> **WHAT IS BEING ASKED**: Identify each line below containing the string "this" and copy it.

> **SUPPLIED MATERIAL**:
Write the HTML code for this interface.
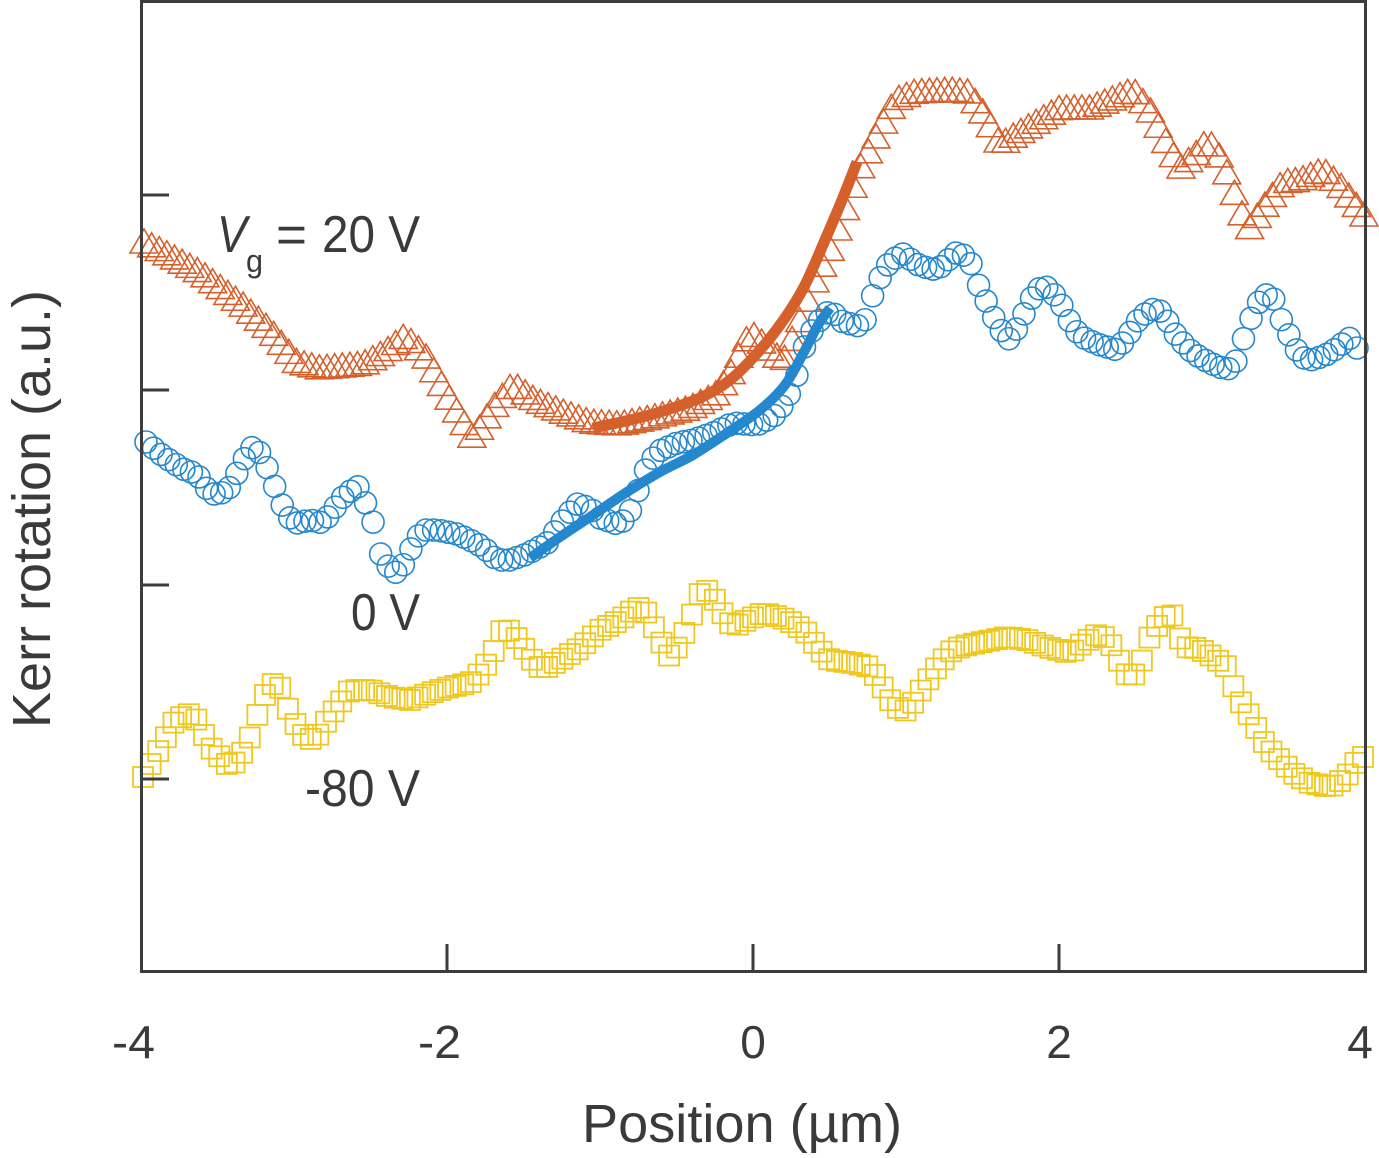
<!DOCTYPE html>
<html><head><meta charset="utf-8">
<style>
html,body{margin:0;padding:0;background:#fff;}
svg{display:block;}
text{font-family:"Liberation Sans",sans-serif;fill:#3b393a;}
</style></head>
<body>
<svg id="s" width="1379" height="1158" viewBox="0 0 1379 1158" xmlns="http://www.w3.org/2000/svg">
<rect width="1379" height="1158" fill="#fff"/>
<g id="tri" fill="none" stroke="#D5602C" stroke-width="1.6" stroke-linejoin="miter"></g>
<g id="cir" fill="none" stroke="#2587CD" stroke-width="1.6"></g>
<g id="sq" fill="none" stroke="#EEC81E" stroke-width="1.8"></g>
<path id="fo" fill="none" stroke="#D5602C" stroke-width="11" stroke-linecap="butt"/>
<path id="fb" fill="none" stroke="#2587CD" stroke-width="10" stroke-linecap="butt"/>
<g stroke="#3d3b3c" stroke-width="3" fill="none">
<rect x="141.5" y="1.5" width="1224" height="970"/>
<line x1="141" y1="195" x2="169" y2="195"/>
<line x1="141" y1="390" x2="169" y2="390"/>
<line x1="141" y1="585" x2="169" y2="585"/>
<line x1="141" y1="779" x2="169" y2="779"/>
<line x1="447" y1="971" x2="447" y2="944"/>
<line x1="753" y1="971" x2="753" y2="944"/>
<line x1="1059" y1="971" x2="1059" y2="944"/>
</g>
<text x="217" y="252" font-size="52" font-style="italic" textLength="30" lengthAdjust="spacingAndGlyphs">V</text>
<text x="246" y="272" font-size="32" textLength="17" lengthAdjust="spacingAndGlyphs">g</text>
<text x="276" y="252" font-size="52" textLength="31" lengthAdjust="spacingAndGlyphs">=</text>
<text x="322" y="252" font-size="52" textLength="98" lengthAdjust="spacingAndGlyphs">20 V</text>
<text x="351" y="630" font-size="52" textLength="69" lengthAdjust="spacingAndGlyphs">0 V</text>
<text x="305" y="806" font-size="52" textLength="115" lengthAdjust="spacingAndGlyphs">-80 V</text>
<text x="112" y="1058" font-size="46" textLength="43" lengthAdjust="spacingAndGlyphs">-4</text>
<text x="418" y="1058" font-size="46" textLength="43" lengthAdjust="spacingAndGlyphs">-2</text>
<text x="753" y="1058" font-size="46" text-anchor="middle">0</text>
<text x="1059" y="1058" font-size="46" text-anchor="middle">2</text>
<text x="1360" y="1058" font-size="46" text-anchor="middle">4</text>
<text x="582" y="1142" font-size="54" textLength="320" lengthAdjust="spacingAndGlyphs">Position (µm)</text>
<text transform="translate(50,728) rotate(-90)" x="0" y="0" font-size="54" textLength="438" lengthAdjust="spacingAndGlyphs">Kerr rotation (a.u.)</text>
</svg>
<script>
const NS="http://www.w3.org/2000/svg";
function interp(k,x){if(x<=k[0][0])return k[0][1];for(let i=1;i<k.length;i++){if(x<=k[i][0]){const a=k[i-1],b=k[i];return a[1]+(b[1]-a[1])*(x-a[0])/(b[0]-a[0]);}}return k[k.length-1][1];}
function el(g,tag,attrs){const e=document.createElementNS(NS,tag);for(const a in attrs)e.setAttribute(a,attrs[a]);g.appendChild(e);}
function gen(k,x0,x1,n,fn,g){for(let i=0;i<n;i++){const x=x0+(x1-x0)*i/(n-1);const y=interp(k,x);fn(g,x,y);}}
const orange=[[144,242],[160,250],[200,272],[243,305],[270,330],[297,362],[320,368],[363,364],[385,352],[405,336],[425,355],[450,400],[473,438],[495,405],[513,384],[535,400],[563,412],[590,422],[620,424],[650,418],[690,408],[715,395],[730,375],[750,332],[765,345],[783,362],[800,320],[813,285],[830,250],[845,210],[858,172],[877,135],[895,100],[915,92],[950,90],[968,92],[985,115],[1000,145],[1015,135],[1040,120],[1060,108],[1090,108],[1110,100],[1133,90],[1150,110],[1165,140],[1180,168],[1195,155],[1208,140],[1222,160],[1235,195],[1248,230],[1265,205],[1283,182],[1300,180],[1323,170],[1340,185],[1364,215]];
const blue=[[146,442],[163,456],[183,469],[197,474],[207,489],[217,496],[230,487],[240,467],[250,448],[257,447],[263,460],[270,473],[277,493],[287,516],[297,523],[310,520],[323,523],[333,510],[343,497],[357,486],[363,491],[367,510],[377,530],[380,553],[390,569],[397,573],[407,560],[413,543],[423,530],[437,530],[457,534],[470,540],[483,547],[497,560],[510,560],[527,554],[547,543],[563,520],[577,504],[590,508],[600,518],[620,525],[633,507],[643,474],[657,452],[677,443],[693,440],[713,433],[733,423],[757,425],[773,417],[787,400],[797,375],[805,345],[815,325],[830,310],[843,322],[863,327],[870,302],[880,278],[890,261],[903,254],[920,266],[937,270],[957,252],[967,257],[973,267],[980,290],[990,308],[997,326],[1010,340],[1020,323],[1030,300],[1043,284],[1053,293],[1063,307],[1070,322],[1080,336],[1097,344],[1117,350],[1127,337],[1140,317],[1157,307],[1167,320],[1177,337],[1193,353],[1210,363],[1227,370],[1237,360],[1243,340],[1253,313],[1263,294],[1273,297],[1280,317],[1290,337],[1300,357],[1313,360],[1330,353],[1350,338],[1357,348]];
const yellow=[[143,777],[153,760],[163,743],[173,723],[187,713],[197,720],[203,733],[210,747],[220,757],[230,767],[240,757],[250,737],[260,707],[270,683],[280,687],[287,707],[297,727],[307,740],[317,737],[327,720],[337,707],[350,690],[370,690],[390,697],[410,700],[430,693],[450,687],[470,683],[483,670],[493,653],[503,627],[513,633],[523,647],[537,667],[547,667],[560,660],[580,648],[600,630],[620,620],[637,607],[647,613],[660,640],[670,657],[680,643],[690,620],[700,593],[710,590],[720,610],[733,627],[747,620],[763,613],[780,617],[793,623],[807,633],[817,647],[830,660],[853,663],[870,667],[880,683],[890,700],[903,713],[913,703],[923,687],[937,667],[950,652],[960,647],[977,643],[993,640],[1007,637],[1027,640],[1047,647],[1070,653],[1083,643],[1100,633],[1113,647],[1120,663],[1130,680],[1140,667],[1147,643],[1153,630],[1163,620],[1170,608],[1177,630],[1183,647],[1197,648],[1207,653],[1217,660],[1227,667],[1230,680],[1237,693],[1243,707],[1253,720],[1260,737],[1270,750],[1280,760],[1293,773],[1310,783],[1330,787],[1347,777],[1350,767],[1363,757]];
gen(orange,144,1364,161,(g,x,y)=>el(g,"polygon",{points:`${x},${y-13} ${x+14},${y+11} ${x-14},${y+11}`}),document.getElementById("tri"));
gen(blue,146,1357,161,(g,x,y)=>el(g,"circle",{cx:x,cy:y,r:11}),document.getElementById("cir"));
gen(yellow,143,1363,161,(g,x,y)=>el(g,"rect",{x:x-10,y:y-10,width:20,height:20}),document.getElementById("sq"));
function cr(p){let d=`M${p[0][0]},${p[0][1]}`;for(let i=0;i<p.length-1;i++){const p0=p[i-1]||p[i],p1=p[i],p2=p[i+1],p3=p[i+2]||p2;const c1=[p1[0]+(p2[0]-p0[0])/6,p1[1]+(p2[1]-p0[1])/6],c2=[p2[0]-(p3[0]-p1[0])/6,p2[1]-(p3[1]-p1[1])/6];d+=` C${c1[0]},${c1[1]} ${c2[0]},${c2[1]} ${p2[0]},${p2[1]}`;}return d;}
document.getElementById("fo").setAttribute("d",cr([[593,428],[630,420],[660,412],[700,398],[730,380],[760,350],[785,318],[805,285],[825,240],[842,200],[857,162]]));
document.getElementById("fb").setAttribute("d",cr([[530,558],[560,537],[593,515],[627,492],[660,472],[693,455],[727,433],[760,410],[785,385],[805,350],[818,325],[830,308]]));
</script>
</body></html>
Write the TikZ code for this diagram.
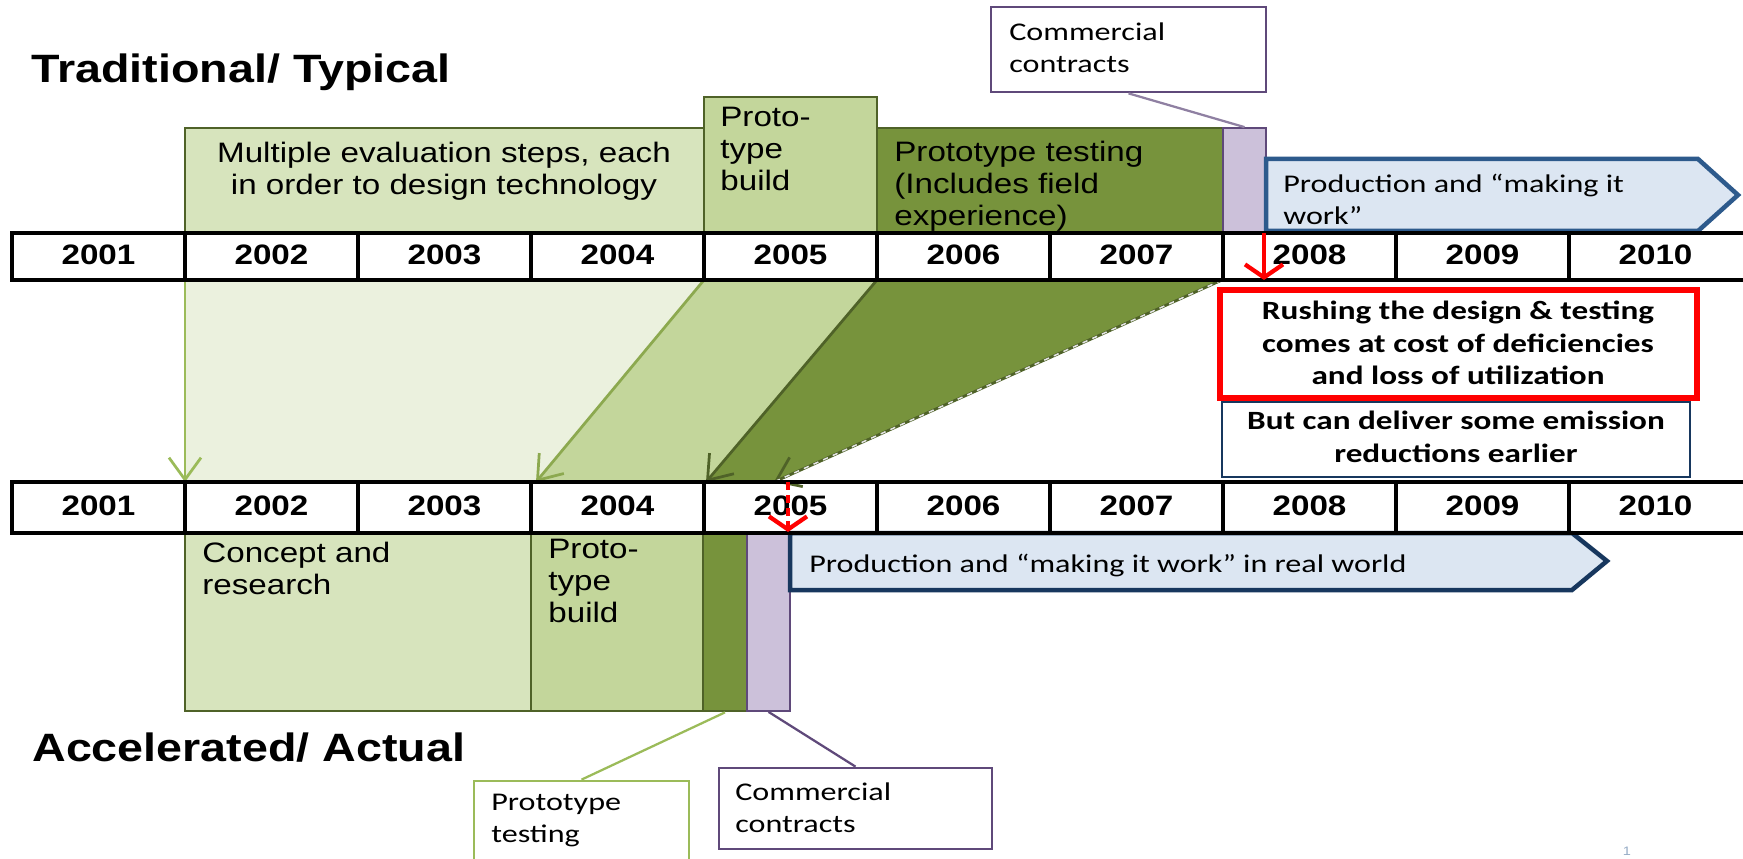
\documentclass[tikz,border=0pt]{standalone}
\usepackage{fontspec}
\setmainfont{Liberation Sans}[FakeStretch=1.18]
\newfontfamily\calfont{Carlito}[FakeStretch=1.26]
\usetikzlibrary{arrows.meta}
\usetikzlibrary{fit}
\definecolor{palegreen}{RGB}{235,241,222}
\definecolor{lightolive}{RGB}{215,228,189}
\definecolor{midolive}{RGB}{195,214,155}
\definecolor{darkolive}{RGB}{119,147,60}
\definecolor{olivedge}{RGB}{79,98,40}
\definecolor{olivearrow}{RGB}{155,187,89}
\definecolor{lilac}{RGB}{204,193,218}
\definecolor{lilacedge}{RGB}{95,73,122}
\definecolor{prodfill}{RGB}{220,230,242}
\definecolor{prodedge}{RGB}{45,90,140}
\definecolor{navy}{RGB}{23,55,94}

\begin{document}
\begin{tikzpicture}[x=0.2mm, y=-0.2mm,
	gbox/.style={inner sep=0pt, draw=olivedge, line width=0.55mm},
	lbox/.style={inner sep=0pt, draw=lilacedge, fill=lilac, line width=0.35mm},
	callbox/.style={inner sep=0pt, fill=white, line width=0.55mm},
	txt/.style={inner sep=0pt, align=left, anchor=north west, font=\fontsize{16}{18.2}\selectfont},
	ctxt/.style={inner sep=0pt, align=left, anchor=north west, font=\calfont\fontsize{14.5}{18.2}\selectfont},
	btxt/.style={inner sep=0pt, align=center, anchor=north, font=\calfont\fontsize{15}{18.5}\selectfont\bfseries},
	year/.style={inner sep=0pt, font=\fontsize{16}{18}\selectfont\bfseries},
	yearline/.style={line width=0.7mm},
	garrow/.style={line width=0.55mm, -{Straight Barb[length=4.4mm, width=6.4mm]}},
	rarrow/.style={red, line width=0.85mm, -{Straight Barb[length=2.6mm, width=7.6mm]}},
	headline/.style={inner sep=0pt, anchor=base west, font=\fontsize{22.5}{26}\selectfont\bfseries}]

	\useasboundingbox[fill=white] (0,0) rectangle (1743,859);

	\node[headline] (trad) at (31,83) {Traditional/ Typical};
	\node[headline] (accel) at (32,761) {Accelerated/ Actual};

	% shift from the typical to the actual time line
	\coordinate (u1) at (185,280);
	\coordinate (u2) at (704,280);
	\coordinate (u3) at (877,280);
	\coordinate (u4) at (1222,280);
	\coordinate (l1) at (185,482);
	\coordinate (l2) at (536,482);
	\coordinate (l3) at (706,482);
	\coordinate (l4) at (774,482);
	\fill[palegreen] (u1) -- (u2) -- (l2) -- (l1) -- cycle;
	\fill[midolive] (u2) -- (u3) -- (l3) -- (l2) -- cycle;
	\fill[darkolive] (u3) -- (u4) -- (l4) -- (l3) -- cycle;
	\draw[garrow, olivearrow] (u1) -- (l1);
	\draw[garrow, olivearrow!80!olivedge] (u2) -- (l2);
	\draw[garrow, olivedge] (u3) -- (l3);
	\draw[garrow, olivedge] (u4) -- (l4);
	\draw[white!80!gray, dashed, line width=0.3mm] (u4) -- (l4);

	% typical
	\node[gbox, fill=lightolive, fit={(185,128) (704,233)}] (multi) {};
	\node[gbox, fill=midolive, fit={(704,97) (877,233)}] (ptop) {};
	\node[gbox, fill=darkolive, fit={(877,128) (1223,233)}] (ttop) {};
	\node[lbox, fit={(1223,128) (1266,233)}] (ctop) {};
	\draw[prodedge, fill=prodfill, line width=0.9mm] (1266,159) -- (1698,159) -- (1738,195) -- (1698,231) -- (1266,231) -- cycle;

	\node[txt, anchor=north, align=center] (multitxt) at (444,142) {Multiple evaluation steps, each\\in order to design technology};
	\node[txt] (ptoptxt) at (720,107) {Proto-\\type\\build};
	\node[txt] (ttoptxt) at (894,141) {Prototype testing\\(Includes field\\experience)};
	\node[ctxt] (prodtoptxt) at (1283,174) {Production and “making it\\work”};

	\node[callbox, draw=lilacedge, fit={(991,7) (1266,92)}] (calltop) {};
	\node[ctxt] (calltoptxt) at (1009,22) {Commercial\\contracts};
	\draw[lilacedge!70, line width=0.45mm] (calltop.south) -- (ctop.north);

	% actual
	\node[gbox, fill=lightolive, fit={(185,533) (531,711)}] (concept) {};
	\node[gbox, fill=midolive, fit={(531,533) (703,711)}] (pbot) {};
	\node[gbox, fill=darkolive, fit={(703,533) (747,711)}] (tbot) {};
	\node[lbox, fit={(747,533) (790,711)}] (cbot) {};
	\draw[navy, fill=prodfill, line width=0.9mm] (790,533) -- (1572,533) -- (1607,561) -- (1572,590) -- (790,590) -- cycle;

	\node[txt] (concepttxt) at (202,542) {Concept and\\research};
	\node[txt] (pbottxt) at (548,539) {Proto-\\type\\build};
	\node[ctxt] (prodbottxt) at (809,554) {Production and “making it work” in real world};

	\node[callbox, draw=olivearrow, fit={(474,781) (689,875)}] (callpt) {};
	\node[ctxt] (callpttxt) at (491,794) {Prototype\\testing};
	\draw[olivearrow, line width=0.45mm] (callpt.north) -- (tbot.south);
	\node[callbox, draw=lilacedge, fit={(719,768) (992,849)}] (callcc) {};
	\node[ctxt] (callcctxt) at (735,782) {Commercial\\contracts};
	\draw[lilacedge, line width=0.45mm] (callcc.north) -- (cbot.south);

	% the two time lines
	\foreach \y/\h/\r in {233/47/t,482/51/b} {
		\draw[yearline] (1743,\y) -- (12,\y) -- (12,\y+\h) -- (1743,\y+\h);
		\foreach \i in {1,...,9}
			\draw[yearline] ({12+173*\i},\y) -- ++(0,\h);
		\foreach \yr [count=\i from 0] in {2001,...,2010}
			\node[year] (\r\yr) at ({98.5+173*\i},\y+\h/2-2) {\yr};
	}

	\node[draw=red, line width=1.1mm, inner sep=0pt, fit={(1220,290) (1697,398)}] (rush) {};
	\node[btxt] (rushtxt) at (1458,301) {Rushing the design \& testing\\comes at cost of deficiencies\\and loss of utilization};
	\node[draw=navy, line width=0.5mm, inner sep=0pt, fit={(1222,402) (1690,477)}] (deliver) {};
	\node[btxt] (delivertxt) at (1456,411) {But can deliver some emission\\reductions earlier};

	\coordinate (r1) at (1264,233);
	\coordinate (r2) at (1264,280);
	\coordinate (r3) at (788,482);
	\coordinate (r4) at (788,532);
	\draw[rarrow] (r1) -- (r2);
	\draw[rarrow, dash pattern=on 1.6mm off 1mm] (r3) -- (r4);

	\node[inner sep=0pt, text=prodedge!50, font=\fontsize{7}{8}\selectfont] (pageno) at (1627,851) {1};

\end{tikzpicture}
\end{document}
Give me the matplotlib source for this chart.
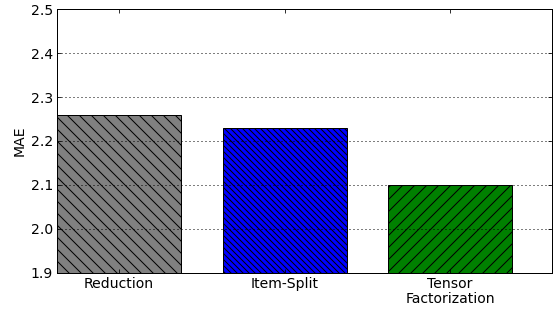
import matplotlib
matplotlib.use("Agg")
import matplotlib.pyplot as plt

methods = ["Reduction", "Item-Split", "Tensor\nFactorization"]
mae = [2.258, 2.229, 2.100]
colors = ["gray", "blue", "green"]
hatches = ["\\\\", "\\\\\\\\", "//"]
yticks = [1.9, 2.0, 2.1, 2.2, 2.3, 2.4, 2.5]

DPI = 72
fig = plt.figure(figsize=(553 / DPI, 310 / DPI), dpi=DPI)
ax = fig.add_axes([57 / 553, 37 / 310, 495 / 553, 264 / 310])

ax.set_axisbelow(False)
pos = list(range(len(methods)))
for i in pos:
    ax.bar(i, mae[i], width=0.75, bottom=0, color=colors[i], edgecolor="black",
           hatch=hatches[i], linewidth=1.0, zorder=1)

ax.set_ylim(1.9, 2.5)
ax.set_xlim(-0.375, 2.615)
ax.set_yticks(yticks)
ax.set_yticklabels(["%.1f" % v for v in yticks])
ax.set_xticks(pos)
ax.set_xticklabels(methods, linespacing=1.1)
ax.set_ylabel("MAE", fontsize=14, labelpad=4)
ax.yaxis.grid(True, linestyle=(0, (1, 3)), color="black", linewidth=1.0, zorder=5)
ax.tick_params(direction="in", top=True, right=True, labelsize=14, length=4, pad=4)
for s in ax.spines.values():
    s.set_linewidth(1.0)
    s.set_zorder(6)

plt.savefig("out.png", dpi=DPI)
plt.close()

> **SOLVED EXERCISE**:
Write the HTML code for this interface.
Write the TikZ code for this diagram.
Give me the matplotlib source for this chart.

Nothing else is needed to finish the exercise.